(Items listed in a dataset)
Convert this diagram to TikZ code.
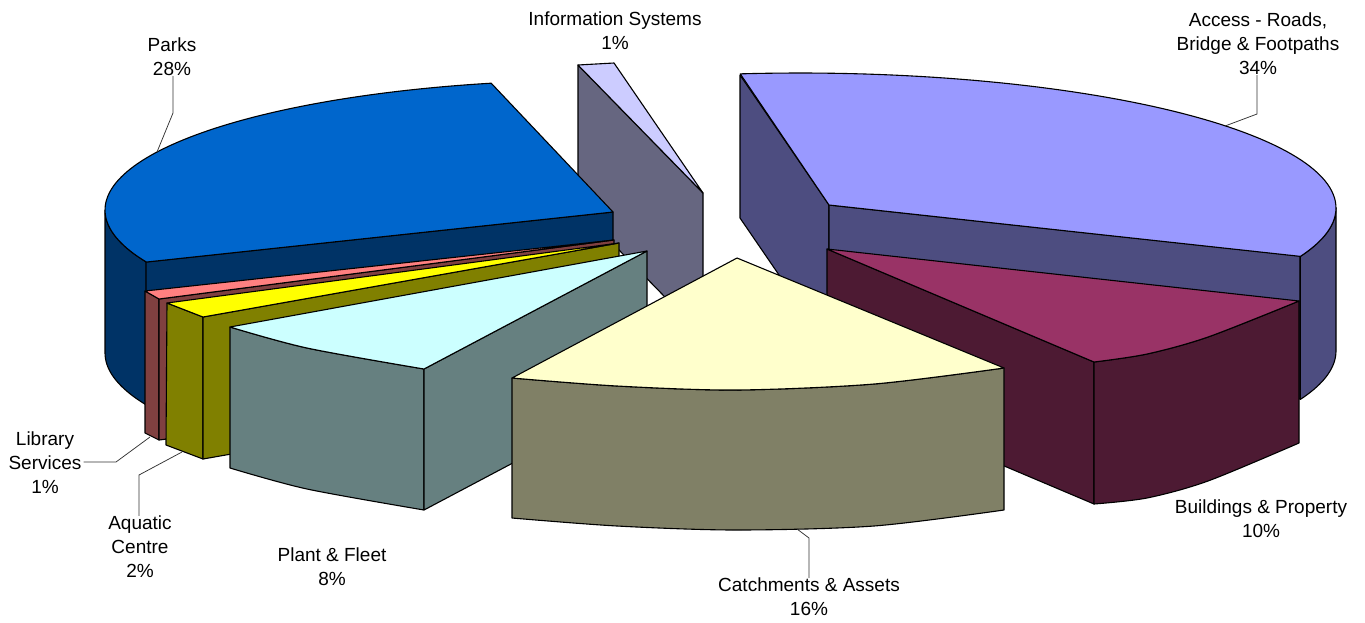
\documentclass[tikz,border=0pt]{standalone}
\usepackage{fontspec}
\setmainfont{Liberation Sans}
\definecolor{parkT}{HTML}{0066CC}
\definecolor{parkS}{HTML}{003366}
\definecolor{infoT}{HTML}{CCCCFF}
\definecolor{infoS}{HTML}{666680}
\definecolor{accT}{HTML}{9999FF}
\definecolor{accS}{HTML}{4D4D80}
\definecolor{bldT}{HTML}{993366}
\definecolor{bldS}{HTML}{4D1A33}
\definecolor{catT}{HTML}{FFFFCC}
\definecolor{catS}{HTML}{808066}
\definecolor{plaT}{HTML}{CCFFFF}
\definecolor{plaS}{HTML}{668080}
\definecolor{aquT}{HTML}{FFFF00}
\definecolor{aquS}{HTML}{808000}
\definecolor{libT}{HTML}{FF8080}
\definecolor{libS}{HTML}{804040}
\begin{document}
\begin{tikzpicture}[x=1pt,y=-1pt,
  face/.style={draw=black,line width=1.1pt,line join=round},
  lbl/.style={align=center,font=\fontsize{19}{24}\selectfont,inner sep=0pt,text=black},
  leader/.style={draw=black!80,line width=0.75pt}]
\useasboundingbox (0,0) rectangle (1365,622);
% ---------- Information Systems ----------
\path[face,fill=infoS] (578,65) -- (703,193) -- (703,336) -- (578,208) -- cycle;
\path[face,fill=infoT] (578,65) -- (614,63) -- (703,193) -- cycle;
% ---------- Access - Roads (ellipse centre (800,208), rx 536, ry 135) ----------
\path[face,fill=accS] (740,75) -- (829,205) -- (829,348) -- (740,218) -- cycle;
\path[face,fill=accS] (829,205) -- (1300,256) -- (1300,399) -- (829,348) -- cycle;
\path[face,fill=accS] plot[domain=0:21,samples=20] ({800+536*cos(\x)},{208+135*sin(\x)})
   -- plot[domain=21:0,samples=20] ({800+536*cos(\x)},{351+135*sin(\x)}) -- cycle;
\path[face,fill=accT] (829,205) -- plot[domain=-96.4:21,samples=80] ({800+536*cos(\x)},{208+135*sin(\x)}) -- cycle;
% ---------- Parks (ellipse centre (600,210), rx 495, ry 130) ----------
\path[face,fill=parkS] plot[domain=180:156.4,samples=20] ({600+495*cos(\x)},{210+130*sin(\x)})
   -- plot[domain=156.4:180,samples=20] ({600+495*cos(\x)},{353+130*sin(\x)}) -- cycle;
\path[face,fill=parkS] (146,262) -- (613,212) -- (613,355) -- (146,405) -- cycle;
\path[face,fill=parkT] (613,212) -- plot[domain=156.4:257.3,samples=80] ({600+495*cos(\x)},{210+130*sin(\x)}) -- cycle;
% ---------- Library Services ----------
\path[face,fill=libS] (145,291) -- (159,299) -- (159,440) -- (145,433) -- cycle;
\path[face,fill=libS] (159,299) -- (614,240) -- (614,383) -- (159,440) -- cycle;
\path[face,fill=libT] (145,291) -- (159,299) -- (614,240) -- cycle;
% ---------- Aquatic Centre ----------
\path[face,fill=aquS] (167,303) -- (203,317) -- (203,459) -- (166,445) -- cycle;
\path[face,fill=aquS] (203,317) -- (619,243) -- (619,386) -- (203,459) -- cycle;
\path[face,fill=aquT] (167,303) -- (203,317) -- (619,243) -- cycle;
% ---------- Plant & Fleet ----------
\path[face,fill=plaS] plot[smooth] coordinates {(230,327) (307,348) (424,369)} -- (424,510)
   -- plot[smooth] coordinates {(424,510) (307,489) (230,468)} -- cycle;
\path[face,fill=plaS] (424,369) -- (647,251) -- (647,392) -- (424,510) -- cycle;
\path[face,fill=plaT] (647,251) -- plot[smooth] coordinates {(230,327) (307,348) (424,369)} -- cycle;
% ---------- Buildings & Property ----------
\path[face,fill=bldS] (827,249) -- (1094,362) -- (1094,504) -- (827,391) -- cycle;
\path[face,fill=bldS] plot[smooth] coordinates {(1094,362) (1147,354) (1208,337) (1299,301)} -- (1299,443)
   -- plot[smooth] coordinates {(1299,443) (1208,481) (1147,498) (1094,504)} -- cycle;
\path[face,fill=bldT] (827,249) -- (1299,301) -- plot[smooth] coordinates {(1299,301) (1208,337) (1147,354) (1094,362)} -- cycle;
% ---------- Catchments & Assets ----------
\path[face,fill=catS] plot[smooth] coordinates {(512,378) (617,386) (736,390) (874,384) (1004,368)} -- (1004,510)
   -- plot[smooth] coordinates {(1004,510) (874,526) (736,530) (617,526) (512,518)} -- cycle;
\path[face,fill=catT] (737,258) -- plot[smooth] coordinates {(512,378) (617,386) (736,390) (874,384) (1004,368)} -- cycle;
% ---------- Labels ----------
\node[lbl] (parks) at (172,57) {Parks\\28\%};
\node[lbl] (info) at (615,31) {Information Systems\\1\%};
\node[lbl] (acc) at (1258,44) {Access - Roads,\\Bridge \& Footpaths\\34\%};
\node[lbl] (bld) at (1261,519) {Buildings \& Property\\10\%};
\node[lbl] (cat) at (809,597) {Catchments \& Assets\\16\%};
\node[lbl] (pla) at (332,567) {Plant \& Fleet\\8\%};
\node[lbl] (aqu) at (140,547) {Aquatic\\Centre\\2\%};
\node[lbl] (lib) at (45,463) {Library\\Services\\1\%};
% ---------- Leaders ----------
\coordinate (parksA) at (173,113); \coordinate (parksB) at (157,152);
\coordinate (accA) at (1257,114); \coordinate (accB) at (1225,126);
\coordinate (libA) at (116,462); \coordinate (libB) at (150,437);
\coordinate (aquA) at (139,475); \coordinate (aquB) at (182,452);
\coordinate (catA) at (809,538); \coordinate (catB) at (797,529);
\draw[leader] (parks.south -| parksA) -- (parksA) -- (parksB);
\draw[leader] (acc.south -| accA) -- (accA) -- (accB);
\draw[leader] ([xshift=2pt]lib.east |- libA) -- (libA) -- (libB);
\draw[leader] (aqu.north -| aquA) -- (aquA) -- (aquB);
\draw[leader] (cat.north -| catA) -- (catA) -- (catB);
\end{tikzpicture}
\end{document}
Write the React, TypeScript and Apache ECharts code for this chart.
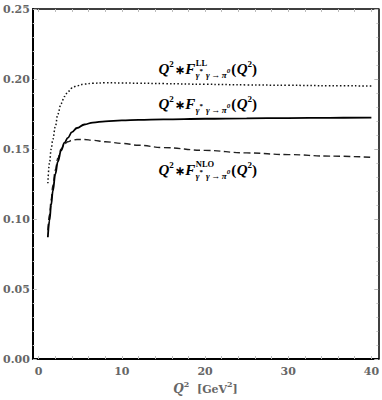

**WORK TO DO**
Give back all entries exactly. No pictures belong in the copy.

**ANSWER TO THIS PROBLEM**
Convert this diagram to TikZ code.
\documentclass[tikz,border=0pt]{standalone}
\usepackage{fontspec}
\setmainfont{Liberation Sans}
\definecolor{parkT}{HTML}{0066CC}
\definecolor{parkS}{HTML}{003366}
\definecolor{infoT}{HTML}{CCCCFF}
\definecolor{infoS}{HTML}{666680}
\definecolor{accT}{HTML}{9999FF}
\definecolor{accS}{HTML}{4D4D80}
\definecolor{bldT}{HTML}{993366}
\definecolor{bldS}{HTML}{4D1A33}
\definecolor{catT}{HTML}{FFFFCC}
\definecolor{catS}{HTML}{808066}
\definecolor{plaT}{HTML}{CCFFFF}
\definecolor{plaS}{HTML}{668080}
\definecolor{aquT}{HTML}{FFFF00}
\definecolor{aquS}{HTML}{808000}
\definecolor{libT}{HTML}{FF8080}
\definecolor{libS}{HTML}{804040}
\begin{document}
\begin{tikzpicture}[x=1pt,y=-1pt,
  face/.style={draw=black,line width=1.1pt,line join=round},
  lbl/.style={align=center,font=\fontsize{19}{24}\selectfont,inner sep=0pt,text=black},
  leader/.style={draw=black!80,line width=0.75pt}]
\useasboundingbox (0,0) rectangle (1365,622);
% ---------- Information Systems ----------
\path[face,fill=infoS] (578,65) -- (703,193) -- (703,336) -- (578,208) -- cycle;
\path[face,fill=infoT] (578,65) -- (614,63) -- (703,193) -- cycle;
% ---------- Access - Roads (ellipse centre (800,208), rx 536, ry 135) ----------
\path[face,fill=accS] (740,75) -- (829,205) -- (829,348) -- (740,218) -- cycle;
\path[face,fill=accS] (829,205) -- (1300,256) -- (1300,399) -- (829,348) -- cycle;
\path[face,fill=accS] plot[domain=0:21,samples=20] ({800+536*cos(\x)},{208+135*sin(\x)})
   -- plot[domain=21:0,samples=20] ({800+536*cos(\x)},{351+135*sin(\x)}) -- cycle;
\path[face,fill=accT] (829,205) -- plot[domain=-96.4:21,samples=80] ({800+536*cos(\x)},{208+135*sin(\x)}) -- cycle;
% ---------- Parks (ellipse centre (600,210), rx 495, ry 130) ----------
\path[face,fill=parkS] plot[domain=180:156.4,samples=20] ({600+495*cos(\x)},{210+130*sin(\x)})
   -- plot[domain=156.4:180,samples=20] ({600+495*cos(\x)},{353+130*sin(\x)}) -- cycle;
\path[face,fill=parkS] (146,262) -- (613,212) -- (613,355) -- (146,405) -- cycle;
\path[face,fill=parkT] (613,212) -- plot[domain=156.4:257.3,samples=80] ({600+495*cos(\x)},{210+130*sin(\x)}) -- cycle;
% ---------- Library Services ----------
\path[face,fill=libS] (145,291) -- (159,299) -- (159,440) -- (145,433) -- cycle;
\path[face,fill=libS] (159,299) -- (614,240) -- (614,383) -- (159,440) -- cycle;
\path[face,fill=libT] (145,291) -- (159,299) -- (614,240) -- cycle;
% ---------- Aquatic Centre ----------
\path[face,fill=aquS] (167,303) -- (203,317) -- (203,459) -- (166,445) -- cycle;
\path[face,fill=aquS] (203,317) -- (619,243) -- (619,386) -- (203,459) -- cycle;
\path[face,fill=aquT] (167,303) -- (203,317) -- (619,243) -- cycle;
% ---------- Plant & Fleet ----------
\path[face,fill=plaS] plot[smooth] coordinates {(230,327) (307,348) (424,369)} -- (424,510)
   -- plot[smooth] coordinates {(424,510) (307,489) (230,468)} -- cycle;
\path[face,fill=plaS] (424,369) -- (647,251) -- (647,392) -- (424,510) -- cycle;
\path[face,fill=plaT] (647,251) -- plot[smooth] coordinates {(230,327) (307,348) (424,369)} -- cycle;
% ---------- Buildings & Property ----------
\path[face,fill=bldS] (827,249) -- (1094,362) -- (1094,504) -- (827,391) -- cycle;
\path[face,fill=bldS] plot[smooth] coordinates {(1094,362) (1147,354) (1208,337) (1299,301)} -- (1299,443)
   -- plot[smooth] coordinates {(1299,443) (1208,481) (1147,498) (1094,504)} -- cycle;
\path[face,fill=bldT] (827,249) -- (1299,301) -- plot[smooth] coordinates {(1299,301) (1208,337) (1147,354) (1094,362)} -- cycle;
% ---------- Catchments & Assets ----------
\path[face,fill=catS] plot[smooth] coordinates {(512,378) (617,386) (736,390) (874,384) (1004,368)} -- (1004,510)
   -- plot[smooth] coordinates {(1004,510) (874,526) (736,530) (617,526) (512,518)} -- cycle;
\path[face,fill=catT] (737,258) -- plot[smooth] coordinates {(512,378) (617,386) (736,390) (874,384) (1004,368)} -- cycle;
% ---------- Labels ----------
\node[lbl] (parks) at (172,57) {Parks\\28\%};
\node[lbl] (info) at (615,31) {Information Systems\\1\%};
\node[lbl] (acc) at (1258,44) {Access - Roads,\\Bridge \& Footpaths\\34\%};
\node[lbl] (bld) at (1261,519) {Buildings \& Property\\10\%};
\node[lbl] (cat) at (809,597) {Catchments \& Assets\\16\%};
\node[lbl] (pla) at (332,567) {Plant \& Fleet\\8\%};
\node[lbl] (aqu) at (140,547) {Aquatic\\Centre\\2\%};
\node[lbl] (lib) at (45,463) {Library\\Services\\1\%};
% ---------- Leaders ----------
\coordinate (parksA) at (173,113); \coordinate (parksB) at (157,152);
\coordinate (accA) at (1257,114); \coordinate (accB) at (1225,126);
\coordinate (libA) at (116,462); \coordinate (libB) at (150,437);
\coordinate (aquA) at (139,475); \coordinate (aquB) at (182,452);
\coordinate (catA) at (809,538); \coordinate (catB) at (797,529);
\draw[leader] (parks.south -| parksA) -- (parksA) -- (parksB);
\draw[leader] (acc.south -| accA) -- (accA) -- (accB);
\draw[leader] ([xshift=2pt]lib.east |- libA) -- (libA) -- (libB);
\draw[leader] (aqu.north -| aquA) -- (aquA) -- (aquB);
\draw[leader] (cat.north -| catA) -- (catA) -- (catB);
\end{tikzpicture}
\end{document}
Write the React, TypeScript and Apache ECharts code for this chart.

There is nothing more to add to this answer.